Topic 1 · The PR pipeline
Every PR should run the full quality gate before a reviewer touches it.
# .github/workflows/pr.yml
name: PR Validation
on:
pull_request:
branches: [main, release/*]
concurrency:
group: pr-${{ github.ref }}
cancel-in-progress: true
jobs:
static-checks:
runs-on: ubuntu-latest-8core
timeout-minutes: 20
steps:
- uses: actions/checkout@v4
with: { fetch-depth: 0 }
- uses: actions/setup-java@v4
with: { distribution: temurin, java-version: 17 }
- uses: gradle/actions/setup-gradle@v4
with:
cache-read-only: ${{ github.ref != 'refs/heads/main' }}
develocity-token-expiry: 6
- name: Spotless
run: ./gradlew spotlessCheck
- name: Detekt
run: ./gradlew detekt
- name: Lint
run: ./gradlew lint
- name: Konsist architecture tests
run: ./gradlew :core:testing:test --tests '*ArchitectureTest'
- uses: actions/upload-artifact@v4
if: failure()
with: { name: reports-static, path: '**/build/reports/**' }
unit-tests:
runs-on: ubuntu-latest-8core
timeout-minutes: 30
strategy:
matrix:
shard: [1, 2, 3, 4]
steps:
- uses: actions/checkout@v4
- uses: actions/setup-java@v4
with: { distribution: temurin, java-version: 17 }
- uses: gradle/actions/setup-gradle@v4
- name: Test shard ${{ matrix.shard }}/4
run: ./gradlew testDebugUnitTest -Pshard=${{ matrix.shard }} -PshardCount=4
- name: Kover coverage
if: matrix.shard == 1
run: ./gradlew koverXmlReport
android-tests:
runs-on: macos-14-large # Apple Silicon, HVF acceleration
timeout-minutes: 45
steps:
- uses: actions/checkout@v4
- uses: actions/setup-java@v4
with: { distribution: temurin, java-version: 17 }
- uses: gradle/actions/setup-gradle@v4
- name: AVD cache
uses: actions/cache@v4
with:
path: |
~/.android/avd/*
~/.android/adb*
key: avd-api34
- name: Run instrumentation tests
uses: reactivecircus/android-emulator-runner@v2
with:
api-level: 34
target: google_apis
arch: arm64-v8a
script: ./gradlew connectedDebugAndroidTest
assemble-preview-apk:
runs-on: ubuntu-latest
needs: [static-checks, unit-tests]
steps:
- uses: actions/checkout@v4
- uses: actions/setup-java@v4
with: { distribution: temurin, java-version: 17 }
- uses: gradle/actions/setup-gradle@v4
- run: ./gradlew :app:assembleStagingRelease
- name: Upload to Firebase App Distribution
uses: wzieba/Firebase-Distribution-Github-Action@v1
with:
appId: ${{ secrets.FIREBASE_APP_ID }}
serviceCredentialsFileContent: ${{ secrets.FIREBASE_CREDS }}
groups: qa-team,designers
file: app/build/outputs/apk/staging/release/app-staging-release.apk
What every quality gate should run
Formatting
Spotless + ktlint — no opinions in PR review about tabs vs spaces.
Static analysis
Detekt, Android Lint, Konsist for architectural rules.
Unit tests
JUnit + Turbine + MockK — sharded 4× for speed.
UI/instrumentation tests
Compose tests on an emulator with AVD cache.
Dependency checks
Dependabot/Renovate + SBOM + license audit.
Preview artifact
Upload signed staging APK to App Distribution for QA.

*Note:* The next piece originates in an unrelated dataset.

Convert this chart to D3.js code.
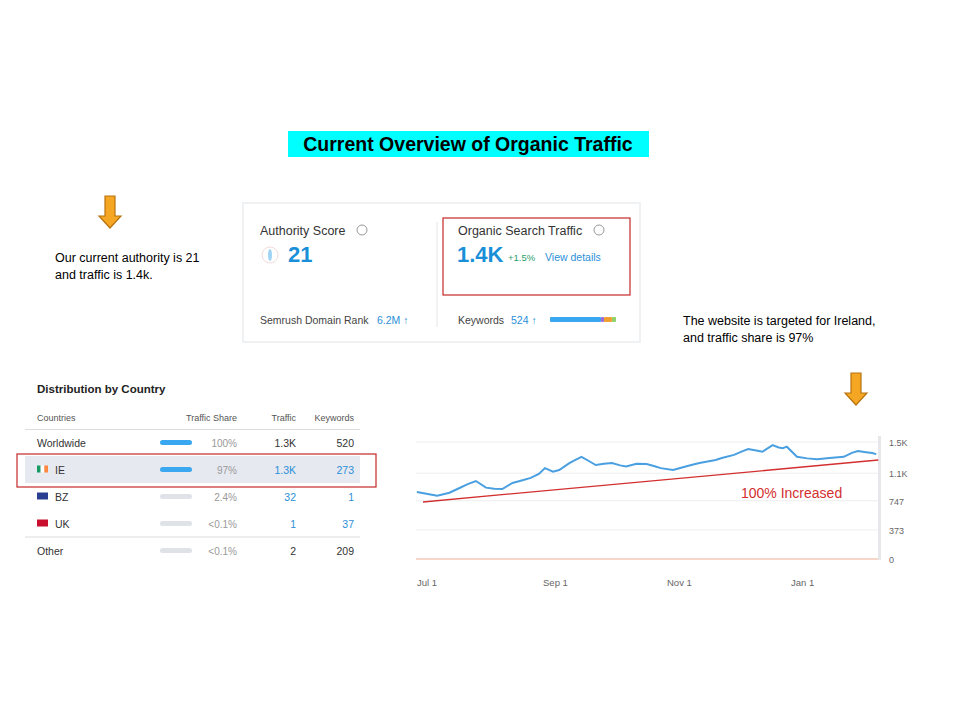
<!DOCTYPE html>
<html><head><meta charset="utf-8">
<script src="https://cdn.jsdelivr.net/npm/d3@7"></script>
<style>body{margin:0;background:#fff}svg{font-family:"Liberation Sans",Arial,sans-serif}</style>
</head><body><svg id="c" width="960" height="722"></svg>
<script>
// table data
const countries = ['Worldwide', 'IE', 'BZ', 'UK', 'Other']
const shares = ['100%', '97%', '2.4%', '<0.1%', '<0.1%']
const traffic = ['1.3K', '1.3K', '32', '1', '2']
const keywords = ['520', '273', '1', '37', '209']
const barColors = ['#3aa8f0', '#3aa8f0', '#dfe2e6', '#dfe2e6', '#dfe2e6']
// organic traffic trend
const dates = ['2022-06-28','2022-07-04','2022-07-08','2022-07-14','2022-07-19','2022-07-23','2022-07-27','2022-08-01','2022-08-05','2022-08-09',
  '2022-08-14','2022-08-19','2022-08-23','2022-08-27','2022-08-30','2022-09-03','2022-09-06','2022-09-11','2022-09-14','2022-09-17',
  '2022-09-21','2022-09-24','2022-09-28','2022-10-02','2022-10-06','2022-10-09','2022-10-14','2022-10-19','2022-10-23','2022-10-26',
  '2022-11-01','2022-11-05','2022-11-10','2022-11-14','2022-11-18','2022-11-22','2022-11-25','2022-12-01','2022-12-05','2022-12-08',
  '2022-12-12','2022-12-15','2022-12-20','2022-12-23','2022-12-25','2022-12-27','2023-01-01','2023-01-06','2023-01-11','2023-01-17',
  '2023-01-24','2023-01-28','2023-01-31','2023-02-04','2023-02-07','2023-02-09']
const values = [860,830,812,850,910,960,1000,915,900,897,
  975,1010,1040,1090,1165,1120,1140,1230,1270,1310,
  1250,1205,1220,1230,1200,1185,1220,1218,1190,1165,
  1140,1170,1205,1230,1250,1270,1295,1335,1380,1410,
  1390,1375,1460,1430,1420,1440,1310,1290,1280,1295,
  1310,1360,1385,1370,1360,1345]
const yTicks = [0, 373, 747, 1100, 1500]
const yTickLabels = ['0', '373', '747', '1.1K', '1.5K']
const xTicks = ['2022-07-01', '2022-09-01', '2022-11-01', '2023-01-01']
const xTickLabels = ['Jul 1', 'Sep 1', 'Nov 1', 'Jan 1']
const trendDates = ['2022-07-01', '2023-02-10']
const trendValues = [731, 1269]

const svg = d3.select('#c')
const parse = d3.timeParse('%Y-%m-%d')

// title
svg.append('rect').attr('x', 288).attr('y', 131).attr('width', 361).attr('height', 26).attr('fill', '#00ffff')
svg.append('text').attr('x', 468).attr('y', 151).attr('text-anchor', 'middle')
  .attr('font-size', 19.5).attr('font-weight', 'bold').text('Current Overview of Organic Traffic')

// orange arrows
function arrow(x, y) {
  svg.append('path').attr('fill', '#f5a623').attr('stroke', '#b8730f').attr('stroke-width', 1.2)
    .attr('d', `M${x-5},${y} h10 v20 h6 l-11,12 l-11,-12 h6 z`)
}
arrow(110, 196)
arrow(856, 373)

// side notes
const note = (x, y, t) => svg.append('text').attr('x', x).attr('y', y).attr('font-size', 12.5).text(t)
note(55, 262, 'Our current authority is 21')
note(55, 279, 'and traffic is 1.4k.')
note(683, 325, 'The website is targeted for Ireland,')
note(683, 342, 'and traffic share is 97%')

// overview card
svg.append('rect').attr('x', 243).attr('y', 203).attr('width', 397).attr('height', 139).attr('fill', '#fff').attr('stroke', '#f0f1f3').attr('stroke-width', 2)
svg.append('line').attr('x1', 437).attr('x2', 437).attr('y1', 222).attr('y2', 327).attr('stroke', '#e3e5e8')
const t = (x, y, s, txt, col, w) => svg.append('text').attr('x', x).attr('y', y).attr('font-size', s)
  .attr('fill', col || '#333').attr('font-weight', w || 'normal').text(txt)
t(260, 235, 12.5, 'Authority Score', '#333')
svg.append('circle').attr('cx', 362).attr('cy', 230).attr('r', 5).attr('fill', 'none').attr('stroke', '#999')
svg.append('circle').attr('cx', 270).attr('cy', 255).attr('r', 8).attr('fill', 'none').attr('stroke', '#f3dcdc')
svg.append('ellipse').attr('cx', 270).attr('cy', 255).attr('rx', 2).attr('ry', 6).attr('fill', '#9fd3f5')
t(288, 262, 22, '21', '#1a8fd8', 'bold')
t(458, 235, 12.5, 'Organic Search Traffic', '#333')
svg.append('circle').attr('cx', 599).attr('cy', 230).attr('r', 5).attr('fill', 'none').attr('stroke', '#999')
t(457, 262, 22, '1.4K', '#1a8fd8', 'bold')
t(508, 261, 9.5, '+1.5%', '#2aa06a')
t(545, 261, 10.5, 'View details', '#2b8fd8')
svg.append('rect').attr('x', 443).attr('y', 218).attr('width', 187).attr('height', 77).attr('fill', 'none').attr('stroke', '#c62828').attr('stroke-width', 1.2)
t(260, 324, 10.5, 'Semrush Domain Rank', '#444')
t(377, 324, 10.5, '6.2M ↑', '#2b8fd8')
t(458, 324, 10.5, 'Keywords', '#444')
t(511, 324, 10.5, '524 ↑', '#2b8fd8')
const kwParts = [['#3aa8f0', 51], ['#9b6ad6', 3], ['#f0a030', 8], ['#8fd16b', 4]]
let kx = 550
kwParts.forEach(([c, w]) => {
  svg.append('rect').attr('x', kx).attr('y', 317).attr('width', w).attr('height', 5).attr('fill', c).attr('rx', 1)
  kx += w
})

// distribution table
t(37, 393, 11.5, 'Distribution by Country', '#222', 'bold')
const hdr = svg.append('g').attr('font-size', 9).attr('fill', '#555')
hdr.append('text').attr('x', 37).attr('y', 421).text('Countries')
hdr.append('text').attr('x', 237).attr('y', 421).attr('text-anchor', 'end').text('Traffic Share')
hdr.append('text').attr('x', 296).attr('y', 421).attr('text-anchor', 'end').text('Traffic')
hdr.append('text').attr('x', 354).attr('y', 421).attr('text-anchor', 'end').text('Keywords')
svg.append('line').attr('x1', 25).attr('x2', 360).attr('y1', 429.5).attr('y2', 429.5).attr('stroke', '#ddd')
const rowY = d3.scaleBand().domain(countries).range([429, 564])
svg.append('rect').attr('x', 25).attr('y', rowY('IE')).attr('width', 335).attr('height', rowY.bandwidth()).attr('fill', '#e6e9f0')
svg.append('line').attr('x1', 25).attr('x2', 360).attr('y1', rowY('Other')).attr('y2', rowY('Other')).attr('stroke', '#ddd')
const flags = {IE: ['#169b62', '#fff', '#ff883e'], BZ: ['#2a3f8f'], UK: ['#c8102e']}
countries.forEach((c, i) => {
  const cy = rowY(c) + rowY.bandwidth() / 2
  let lx = 37
  if (flags[c]) {
    const f = flags[c]
    f.forEach((col, j) => svg.append('rect').attr('x', 37 + j * 11 / f.length).attr('y', cy - 4).attr('width', 11 / f.length).attr('height', 7).attr('fill', col))
    lx = 55
  }
  svg.append('text').attr('x', lx).attr('y', cy + 4).attr('font-size', 10.5).attr('fill', '#333').text(c)
  svg.append('rect').attr('x', 160).attr('y', cy - 2.5).attr('width', 32).attr('height', 5).attr('rx', 2.5).attr('fill', barColors[i])
  svg.append('text').attr('x', 237).attr('y', cy + 4).attr('font-size', 10).attr('text-anchor', 'end').attr('fill', '#999').text(shares[i])
  const blue = i > 0 && i < 4
  svg.append('text').attr('x', 296).attr('y', cy + 4).attr('font-size', 10.5).attr('text-anchor', 'end').attr('fill', blue ? '#2b8fd8' : '#333').text(traffic[i])
  svg.append('text').attr('x', 354).attr('y', cy + 4).attr('font-size', 10.5).attr('text-anchor', 'end').attr('fill', blue ? '#2b8fd8' : '#333').text(keywords[i])
})
svg.append('rect').attr('x', 17).attr('y', 454).attr('width', 359).attr('height', 33).attr('fill', 'none').attr('stroke', '#c62828').attr('stroke-width', 1.2)

// traffic line chart
const x = d3.scaleTime().domain([parse('2022-07-01'), parse('2023-01-01')]).range([423, 797])
const y = d3.scaleLinear().domain([0, 1500]).range([559, 442])
yTicks.forEach((v, i) => {
  svg.append('line').attr('x1', 416).attr('x2', 878).attr('y1', y(v)).attr('y2', y(v))
    .attr('stroke', i === 0 ? '#f3c9b8' : '#eee').attr('stroke-width', i === 0 ? 1.5 : 1)
  svg.append('text').attr('x', 889).attr('y', y(v) + 4).attr('font-size', 9).attr('fill', '#666').text(yTickLabels[i])
})
svg.append('rect').attr('x', 878).attr('y', 436).attr('width', 3).attr('height', 124).attr('fill', '#e5e7ea')
xTicks.forEach((d, i) => {
  svg.append('text').attr('x', x(parse(d)) - 6).attr('y', 586).attr('font-size', 9.5).attr('fill', '#666').text(xTickLabels[i])
})
const pts = dates.map((d, i) => [parse(d), values[i]])
svg.append('path').datum(pts).attr('fill', 'none').attr('stroke', '#4a9fe0').attr('stroke-width', 2)
  .attr('d', d3.line().x(d => x(d[0])).y(d => y(d[1])))
const trend = trendDates.map((d, i) => [parse(d), trendValues[i]])
svg.append('path').datum(trend).attr('fill', 'none').attr('stroke', '#d32f2f').attr('stroke-width', 1.3)
  .attr('d', d3.line().x(d => x(d[0])).y(d => y(d[1])))
svg.append('text').attr('x', 741).attr('y', 498).attr('font-size', 14).attr('fill', '#d32f2f').text('100% Increased')
</script></body></html>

Topic 2 · Fastlane for Android
Fastlane automates the tedious parts of release: metadata upload, screenshot publishing, Play track promotion, build signing:
# fastlane/Fastfile
default_platform(:android)
platform :android do
desc "Run all tests on CI"
lane :test do
gradle(task: "testDebugUnitTest detekt lint")
end
desc "Build and upload to Play internal track"
lane :internal do
gradle(
task: "bundle",
build_type: "Release",
properties: {
"android.injected.signing.store.file" => ENV["KEYSTORE_FILE"],
"android.injected.signing.store.password" => ENV["KEYSTORE_PASSWORD"],
"android.injected.signing.key.alias" => ENV["KEY_ALIAS"],
"android.injected.signing.key.password" => ENV["KEY_PASSWORD"]
}
)
upload_to_play_store(
track: "internal",
aab: "app/build/outputs/bundle/release/app-release.aab",
release_status: "completed",
skip_upload_metadata: false,
skip_upload_changelogs: false
)
end
desc "Promote internal -> alpha -> beta -> production at 5%"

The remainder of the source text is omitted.